Une femme issue de l’immigration ne se cogne pas à un plafond de verre mais à une dalle de béton! Celui qui a le pouvoir vous ramènera toujours à votre identité. Vous enfermera dans la case où il a envie que vous vous cantonniez. Certes, j’ai brisé la dalle. Mais à quel prix! Si j’y suis arrivée, c’est parce que je suis berbère, bruxelloise et têtue! Les jeunes aujourd’hui osent davantage prendre la parole, dénoncer ce qui, dans cette société, exclut ou blesse parfois. Ma génération était plutôt « brave », eux ne vont pas se laisser faire.

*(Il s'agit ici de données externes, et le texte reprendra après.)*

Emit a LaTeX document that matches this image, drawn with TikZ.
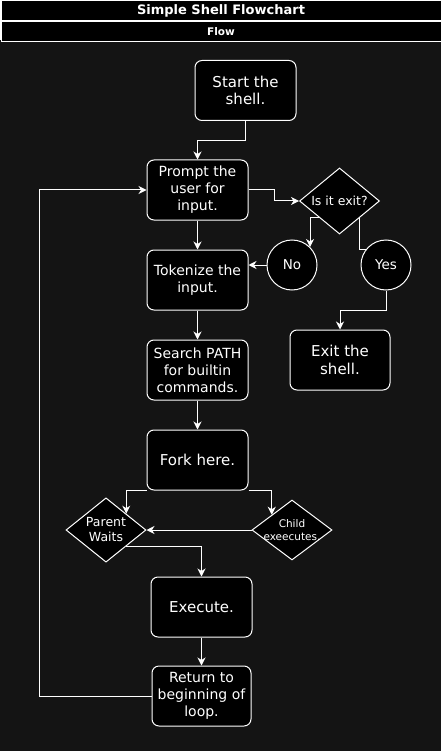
\documentclass[tikz,border=0pt]{standalone}
\usepackage{fontspec}
\setmainfont{DejaVu Sans}
\usepackage{tikz}
\usetikzlibrary{calc}
\usetikzlibrary{shapes.geometric}
\usetikzlibrary{arrows.meta}
\definecolor{poolbg}{RGB}{20,20,20}
\newcommand{\bigtext}{\fontsize{15}{17.5}\selectfont}
\newcommand{\midtext}{\fontsize{14}{17}\selectfont}
\newcommand{\smalltext}{\fontsize{12.5}{15}\selectfont}
\tikzset{
    common/.style={draw=white, fill=black, text=white, line width=1pt, align=center, inner sep=0pt},
    header/.style={common, rectangle, minimum width=440pt, minimum height=20pt},
    stepbox/.style={common, rectangle, rounded corners=7pt, minimum width=101pt, minimum height=60pt, font=\midtext},
    bigbox/.style={stepbox, font=\bigtext},
    decide/.style={common, diamond, minimum width=80pt, minimum height=60pt, font=\smalltext},
    answer/.style={common, circle, minimum size=50pt, font=\fontsize{13.5}{16}\selectfont},
    line/.style={draw=white, line width=1pt},
    flow/.style={line, -{Stealth[length=8pt, width=8pt, inset=2.5pt]}}
}
\begin{document}
\begin{tikzpicture}[x=1pt, y=-1pt]
    \useasboundingbox (0,0) rectangle (441,751);
    \fill[poolbg] (0,40) rectangle (441,751);
    \node[header, anchor=north west, font=\bfseries\fontsize{13}{15}\selectfont] (title) at (0.5,0.5) {Simple Shell Flowchart};
    \node[header, anchor=north, font=\bfseries\fontsize{10.5}{12}\selectfont] (lane) at (title.south) {Flow};

    \node[bigbox] (start) at (245.5,90.5) {Start the\\shell.};
    \node[stepbox] (prompt) at (197.5,190) {Prompt the\\user for\\input.};
    \node[stepbox] (token) at (197.5,280) {Tokenize the\\input.};
    \node[stepbox] (search) at (197.5,370) {Search PATH\\for builtin\\commands.};
    \node[bigbox] (fork) at (197.5,460) {Fork here.};
    \node[decide] (parent) at (106,530) {Parent\\Waits};
    \node[decide, inner sep=-6pt, font=\fontsize{10.5}{13}\selectfont] (child) at (292,530) {Child\\exeecutes.};
    \node[bigbox] (exec) at (201.5,607) {Execute.};
    \node[stepbox, minimum width=99pt] (ret) at (201.5,696) {Return to\\beginning of\\loop.};
    \node[decide] (exitq) at (339.5,201) {Is it exit?};
    \node[answer] (no) at (292,265) {No};
    \node[answer] (yes) at (386,265) {Yes};
    \node[bigbox, minimum width=100pt] (exitbox) at (340,360) {Exit the\\shell.};

    \draw[flow] (start.south) -- ++(0,20) -| (prompt.north);
    \draw[flow] (prompt.east) -- ++(26,0) |- (exitq.west);
    \draw[flow] (exitq.south west) -| (no.north east);
    \draw[line] (exitq.south east) |- (yes.143);
    \draw[flow] (yes.south) -- ++(0,20) -| (exitbox.north);
    \draw[flow] (no.west) -- (no.west -| token.east);
    \draw[flow] (prompt) -- (token);
    \draw[flow] (token) -- (search);
    \draw[flow] (search) -- (fork);
    \draw[flow] (fork.south west) -| (parent.north east);
    \draw[flow] (fork.south east) -| (child.north west);
    \draw[flow] (child.west) -- (parent.east);
    \draw[flow] (parent.south east) -| (exec.north);
    \draw[flow] (exec) -- (ret);
    \draw[flow] (ret.west) -- ++(-112,0) |- (prompt.west);
\end{tikzpicture}
\end{document}
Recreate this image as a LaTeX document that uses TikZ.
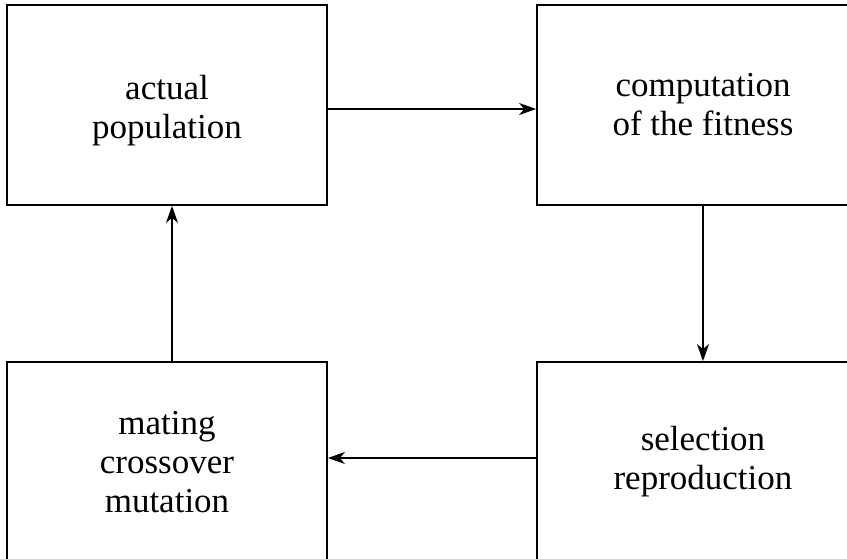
\documentclass[tikz,border=0pt]{standalone}
\usepackage{fontspec}
\setmainfont{Liberation Serif}
\usetikzlibrary{arrows.meta,calc}
\begin{document}
\begin{tikzpicture}[x=1pt,y=-1pt,
  stagetext/.style={align=center,inner sep=0pt,font=\fontsize{35}{39}\selectfont},
  stagebox/.style={stagetext,draw=black,line width=1.8pt,minimum height=200pt},
  flow/.style={line width=1.3pt,-{Stealth[length=17pt,width=12pt,inset=5pt]}}]
  \useasboundingbox (0,0) rectangle (847,559);
  \clip (0,0) rectangle (847,559);
  % the four stages of the genetic loop
  \node[stagebox,minimum width=320pt] (pop) at (167,105) {};
  \node[stagetext] (poptext) at (167,111) {actual\\population};
  \node[stagebox,minimum width=332pt] (fit) at (703,105) {computation\\of the fitness};
  \node[stagebox,minimum width=320pt] (mate) at (167,462) {mating\\crossover\\mutation};
  \node[stagebox,minimum width=332pt] (sel) at (703,462) {selection\\reproduction};
  % arrows closing the cycle
  \draw[flow] ($(pop.east)+(0,4)$) -- ($(fit.west)+(0,4)$);
  \draw[flow] (fit.south) -- (sel.north);
  \draw[flow] ($(sel.west)+(0,-4)$) -- ($(mate.east)+(0,-4)$);
  \draw[flow] ($(mate.north)+(5,0)$) -- ($(pop.south)+(5,0)$);
\end{tikzpicture}
\end{document}
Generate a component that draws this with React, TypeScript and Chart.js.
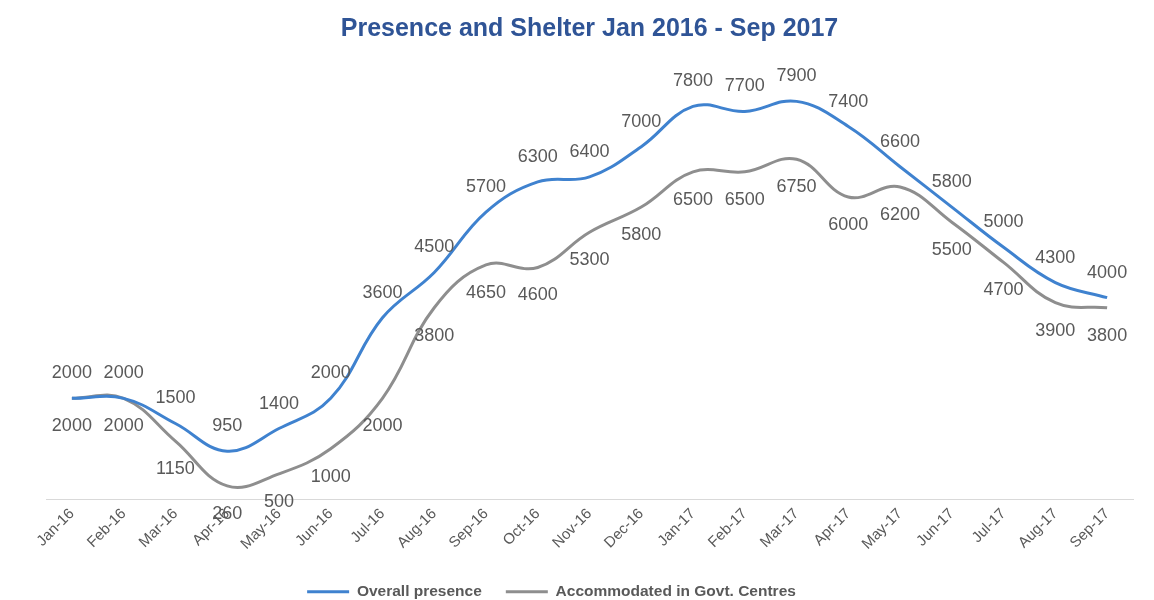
import React, { useEffect, useRef } from "react";
import { Chart, registerables } from "chart.js";

Chart.register(...registerables);

const categories = [
  "Jan-16", "Feb-16", "Mar-16", "Apr-16", "May-16", "Jun-16", "Jul-16",
  "Aug-16", "Sep-16", "Oct-16", "Nov-16", "Dec-16", "Jan-17", "Feb-17",
  "Mar-17", "Apr-17", "May-17", "Jun-17", "Jul-17", "Aug-17", "Sep-17",
];

const overallPresence = [
  2000, 2000, 1500, 950, 1400, 2000, 3600, 4500, 5700, 6300, 6400, 7000,
  7800, 7700, 7900, 7400, 6600, 5800, 5000, 4300, 4000,
];

const accommodated = [
  2000, 2000, 1150, 260, 500, 1000, 2000, 3800, 4650, 4600, 5300, 5800,
  6500, 6500, 6750, 6000, 6200, 5500, 4700, 3900, 3800,
];

const FONT = "'Liberation Sans', Arial, sans-serif";
const BLUE = "#3f82cf";
const GREY = "#8e8e8e";
const TEXT = "#595959";

const dataLabelPlugin = {
  id: "dataLabels",
  afterLayout(chart: any) {
    const lg = chart.legend;
    if (lg) {
      lg.left -= 38;
      lg.right -= 38;
    }
  },
  afterDatasetsDraw(chart: any) {
    const ctx = chart.ctx;
    ctx.save();
    ctx.font = `18px ${FONT}`;
    ctx.fillStyle = TEXT;
    ctx.textAlign = "center";
    ctx.textBaseline = "middle";
    chart.data.datasets.forEach((ds: any, di: number) => {
      const meta = chart.getDatasetMeta(di);
      meta.data.forEach((pt: any, i: number) => {
        const v = ds.data[i];
        const dy = di === 0 ? -25 : 28;
        ctx.fillText(String(v), pt.x, pt.y + dy);
      });
    });
    ctx.restore();
  },
};

export default function App() {
  const ref = useRef<HTMLCanvasElement | null>(null);

  useEffect(() => {
    if (!ref.current) return;
    const chart = new Chart(ref.current, {
      type: "line",
      data: {
        labels: categories,
        datasets: [
          {
            label: "Overall presence",
            data: overallPresence,
            borderColor: BLUE,
            backgroundColor: BLUE,
            borderWidth: 3,
            pointRadius: 0,
            tension: 0.4,
            fill: false,
          },
          {
            label: "Accommodated in Govt. Centres",
            data: accommodated,
            borderColor: GREY,
            backgroundColor: GREY,
            borderWidth: 3,
            pointRadius: 0,
            tension: 0.4,
            fill: false,
          },
        ],
      },
      options: {
        responsive: false,
        animation: false,
        layout: { padding: { left: 46, right: 21, top: 0, bottom: 0 } },
        scales: {
          x: {
            offset: true,
            grid: { display: false },
            border: { display: true, color: "#d9d9d9", width: 1 },
            ticks: {
              color: TEXT,
              font: { family: FONT, size: 15 },
              minRotation: 45,
              maxRotation: 45,
              padding: -2,
              autoSkip: false,
            },
            afterFit(scale: any) {
              scale.height = 61;
            },
          },
          y: {
            display: false,
            min: 0,
            max: 9000,
          },
        },
        plugins: {
          title: {
            display: true,
            text: "Presence and Shelter Jan 2016 - Sep 2017",
            color: "#2f5496",
            font: { family: FONT, size: 25, weight: "bold" },
            padding: { top: 14, bottom: 2 },
          },
          legend: {
            position: "bottom",
            maxHeight: 40,
            labels: {
              color: TEXT,
              font: { family: FONT, size: 15.5, weight: "bold" },
              boxWidth: 42,
              boxHeight: 3,
              padding: 24,
              generateLabels(chart: any) {
                const items = Chart.defaults.plugins.legend.labels.generateLabels(chart);
                items.forEach((it: any) => {
                  it.lineWidth = 0;
                });
                return items;
              },
            },
          },
          tooltip: { enabled: false },
        },
      },
      plugins: [dataLabelPlugin],
    });
    return () => chart.destroy();
  }, []);

  return (
    <div style={{ position: "absolute", left: 0, top: 0, width: 1154, height: 600, background: "#fff" }}>
      <canvas ref={ref} width={1154} height={600} style={{ display: "block" }} />
    </div>
  );
}
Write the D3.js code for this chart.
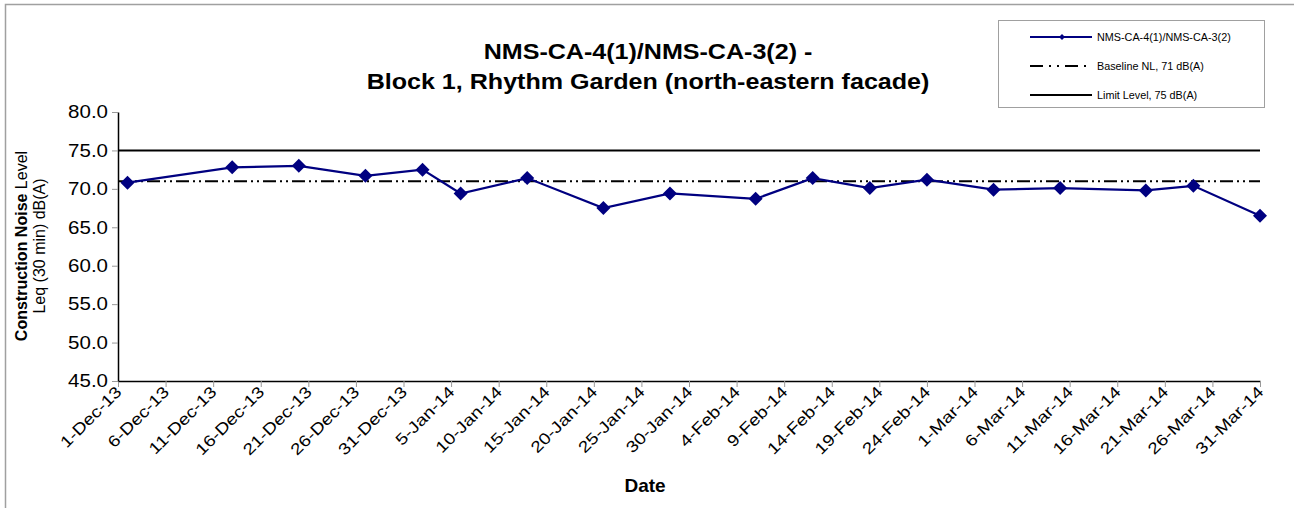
<!DOCTYPE html>
<html>
<head>
<meta charset="utf-8">
<script src="https://cdn.jsdelivr.net/npm/d3@7"></script>
<style>
body { margin: 0; background: #fff; }
svg { font-family: "Liberation Sans", Arial, sans-serif; }
</style>
</head>
<body>
<svg width="1294" height="508"></svg>
<script>
const WIDTH = 1294
const HEIGHT = 508
const LEFT = 118
const RIGHT = 1260
const TOP = 112
const BOTTOM = 381

// measurement dates and Leq values
const dates = ["2013-12-02", "2013-12-13", "2013-12-20", "2013-12-27", "2014-01-02",
    "2014-01-06", "2014-01-13", "2014-01-21", "2014-01-28", "2014-02-06",
    "2014-02-12", "2014-02-18", "2014-02-24", "2014-03-03", "2014-03-10",
    "2014-03-19", "2014-03-24", "2014-03-31"]
const levels = [70.8, 72.8, 73.0, 71.7, 72.5, 69.4, 71.4, 67.5, 69.4, 68.7,
    71.4, 70.1, 71.2, 69.9, 70.1, 69.8, 70.4, 66.5]
const baseline = 71
const limit = 75
const yTicks = [45, 50, 55, 60, 65, 70, 75, 80]
const legendLabels = ["NMS-CA-4(1)/NMS-CA-3(2)", "Baseline NL, 71 dB(A)", "Limit Level, 75 dB(A)"]

const parse = d3.utcParse("%Y-%m-%d")
const start = parse("2013-12-01")
const end = parse("2014-03-31")

const svg = d3.select("svg")

// outer frame (only left & top visible)
svg.append("path")
    .attr("d", "M5.5," + HEIGHT + "V4.5H" + WIDTH)
    .attr("fill", "none")
    .attr("stroke", "#a0a0a0")
    .attr("stroke-width", 1.5)

const x = d3.scaleUtc().domain([start, end]).range([LEFT, RIGHT])
const y = d3.scaleLinear().domain([45, 80]).range([BOTTOM, TOP])

const xTicks = d3.utcDay.range(start, d3.utcDay.offset(end, 1), 5)
const fmt = d3.utcFormat("%-d-%b-%y")

// x axis
const xAxis = svg.append("g")
    .attr("transform", "translate(0," + BOTTOM + ")")
    .call(d3.axisBottom(x).tickValues(xTicks).tickFormat(fmt).tickSize(6).tickSizeOuter(0))
xAxis.select(".domain").attr("stroke", "#000").attr("stroke-width", 1.5)
xAxis.selectAll(".tick line").attr("stroke", "#999")
xAxis.selectAll("text")
    .attr("font-size", 16)
    .attr("fill", "#000")
    .attr("text-anchor", "end")
    .attr("x", 0).attr("y", 0).attr("dy", 0)
    .attr("transform", "translate(4,12) rotate(-45) scale(1.2,1)")

// y axis
const yAxis = svg.append("g")
    .attr("transform", "translate(" + LEFT + ",0)")
    .call(d3.axisLeft(y).tickValues(yTicks).tickFormat(d3.format(".1f")).tickSize(6).tickSizeOuter(0))
yAxis.select(".domain").attr("stroke", "#000").attr("stroke-width", 1.5)
yAxis.selectAll(".tick line").attr("stroke", "#999")
yAxis.selectAll("text")
    .attr("font-size", 18).attr("fill", "#000")
    .attr("x", 0)
    .attr("transform", "translate(-10,0) scale(1.14,1)")

// limit & baseline
svg.append("line")
    .attr("x1", LEFT).attr("x2", RIGHT)
    .attr("y1", y(limit)).attr("y2", y(limit))
    .attr("stroke", "#000").attr("stroke-width", 2)

svg.append("line")
    .attr("x1", LEFT).attr("x2", RIGHT)
    .attr("y1", y(baseline)).attr("y2", y(baseline))
    .attr("stroke", "#000").attr("stroke-width", 2)
    .attr("stroke-dasharray", "13,4,2,4,2,4")

// series
const pts = dates.map((d, i) => ({ date: parse(d), v: levels[i] }))
svg.append("path")
    .datum(pts)
    .attr("fill", "none")
    .attr("stroke", "#000080")
    .attr("stroke-width", 2.2)
    .attr("d", d3.line().x(d => x(d.date)).y(d => y(d.v)))

svg.selectAll("path.marker")
    .data(pts)
    .enter().append("path")
    .classed("marker", true)
    .attr("d", "M0,-7L7,0L0,7L-7,0Z")
    .attr("fill", "#000080")
    .attr("transform", d => "translate(" + x(d.date) + "," + y(d.v) + ")")

// title
const titleLines = ["NMS-CA-4(1)/NMS-CA-3(2) -", "Block 1, Rhythm Garden (north-eastern facade)"]
svg.selectAll("text.title")
    .data(titleLines)
    .enter().append("text")
    .classed("title", true)
    .attr("text-anchor", "middle")
    .attr("font-size", 22)
    .attr("font-weight", "bold")
    .attr("transform", (d, i) => "translate(648," + (59 + i * 30) + ") scale(1.14,1)")
    .text(d => d)

// axis titles
svg.append("text")
    .attr("x", 645).attr("y", 492)
    .attr("text-anchor", "middle")
    .attr("font-size", 19).attr("font-weight", "bold")
    .text("Date")

const yt = svg.append("text")
    .attr("transform", "translate(27,246) rotate(-90)")
    .attr("text-anchor", "middle")
    .attr("font-size", 16)
yt.append("tspan").attr("x", 0).attr("y", 0).attr("font-weight", "bold").text("Construction Noise")
yt.append("tspan").text(" Level")
yt.append("tspan").attr("x", 0).attr("y", 18).text("Leq (30 min) dB(A)")

// legend
const lg = svg.append("g")
lg.append("rect")
    .attr("x", 998.5).attr("y", 20.5)
    .attr("width", 266).attr("height", 87)
    .attr("fill", "#fff").attr("stroke", "#a0a0a0")

const rows = lg.selectAll("g.item")
    .data(legendLabels)
    .enter().append("g")
    .classed("item", true)
    .attr("transform", (d, i) => "translate(0," + (37 + i * 29) + ")")

rows.append("line")
    .attr("x1", 1030).attr("x2", 1092)
    .attr("stroke", (d, i) => i === 0 ? "#000080" : "#000")
    .attr("stroke-width", 2)
    .attr("stroke-dasharray", (d, i) => i === 1 ? "13,6,2,6,2,6" : null)

rows.filter((d, i) => i === 0).append("path")
    .attr("d", "M0,-3L3,0L0,3L-3,0Z")
    .attr("fill", "#000080")
    .attr("transform", "translate(1062,0)")

rows.append("text")
    .attr("x", 1097).attr("dy", "0.35em")
    .attr("font-size", 10.8)
    .text(d => d)
</script>
</body>
</html>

J’aime les villes qui ont une histoire. Tout comme je n’ai jamais choisi entre les deux cultures qui me définissent, Bruxelles et Marrakech contribuent à mon équilibre. Ce sont des villes qui ne se livrent pas facilement mais lorsque l’on prend le temps de les explorer, on en est récompensé. A Marrakech j’ai découvert à quel point travailler avec des artisans pouvait vous soigner l’âme. J’aimerais aussi pouvoir redonner ses lettres de noblesse à l’artisanat bruxellois, tout ce savoir-faire qui, si on n’y prend pas garde, pourrait tomber dans l’oubli.